Once I stopped recording our interview for the Partners of Commercial Fisherman podcast, Melissa Collier of West Coast Wild Scallops really went off. As she listed threatening regulations, the research and work of fishermen to save local fisheries, and the rejection of the Canadian Government for their due diligence, I opened the Voice Memo app on my phone and hit record to capture it all.

Melissa and her husband, fisherman Joel Collier, run a small family operation from Courtney and Campbell River, British Columbia, Canada. A few years ago, they expanded their simple fishing business to include wholesale. However, Melissa feels “wholesale” speaks louder than what she, her husband, and two crew members do regularly.

“I think of it more as a commercial fisherman marketing and selling his catch to a variety of end markets,” Collier said. WC Wild Scallops sells locally, directly to the public and small seafood markets and retailers, a community-supported fishery, and food distribution companies.” On top of business operations while raising two kids is advocacy, an obligatory measure that has become an identity.

There’s real fear on the northeast part of Vancouver Island that commercial fishing may no longer exist due to encroaching MPAs or Marine Protected Areas on fishing grounds, at least in a way that can support the Collier family and many others who’ve made this industry a career.

“Here on the B.C. coast, we have many different conservation areas,” Collier said. She mentions sponge reef areas where bottom contact fishing is restricted and a rockfish conservation area where fishing is prohibited. But MPAs the Canadian government threatens to implement are no-fish zones of the entire northern fleet fishing grounds.

“We got this map with patches all over the place, and the majority of these patches were primary fishing zones,” Collier said. “Then they came out with a second (proposal); there were management measures. They actually said each area had a specific type of conservation they were aiming for, and it still really drastically impacts the fishing industry.” The following proposal came, but this time, the government took the management measures out.

“We had no idea what they were trying to protect or what was going to be allowed, what’s not going to be allowed. And that’s kind of where we’re sitting right now,” Collier said.

In response to the MPAs, fishing communities formed a group called the Marine Planning Team, with representations from several associations. For two years, the team traveled up and down the coast, meeting with every fish community and fishing method.
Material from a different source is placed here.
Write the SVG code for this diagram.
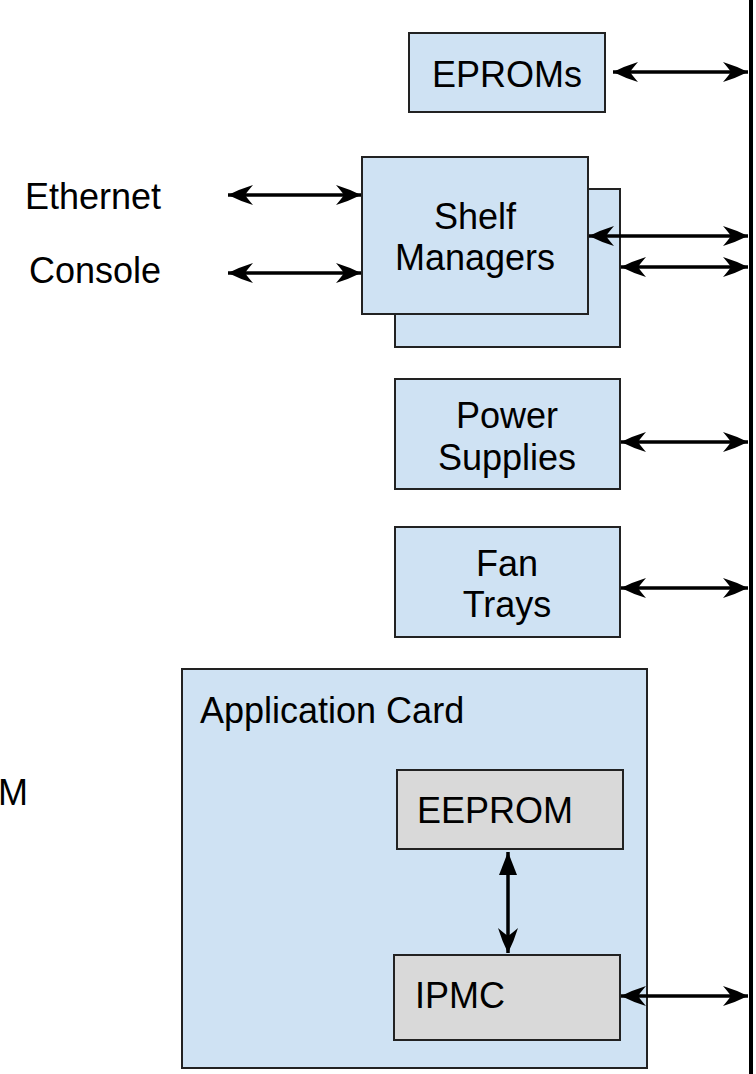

“The prawn fishermen got into a room and said, ‘Okay, what areas can we give up and what areas would be completely crashed if we had to get rid of?” Collier said it was an “arduous task,” she explained, but a means to compromise and work with the government to find common ground.

The Marine Planning Team created maps “because originally our government right away said if someone came up with an alternative plan, they would entertain it.” According to Collier, The team devised an alternate plan that met or exceeded the conservation that the government outlined. They had a, reportedly, a significant  reduction in impact. “The fishing fleet would still be there, there would still be an impact, but it wouldn’t kill us. It wouldn’t totally destroy our industry,” Collier said. The government has yet to acknowledge their efforts. “They haven’t taken any of the recommendations by the Marine Planning Team, and they just keep plowing forward.”

Startling news came from the IMPAC5 conference (Fifth International Marine Protected Areas Congress) in Vancouver, Canada, this year when the government officially endorsed the marine protection network plan and announced an initial closure. “One of the areas they closed is part of an area that we fish, and we had to completely adjust our fishing in accordance with that because we can’t fish in the zone anymore,” Collier said.

Yet, Collier and other families persist and attend public engagement meetings to keep their finger on the pulse. More discouraging news arose when information sheets of marine protected areas were passed around, citing unfactual data, which included recreational fishing periods and the economic impact of the commercial fishing community.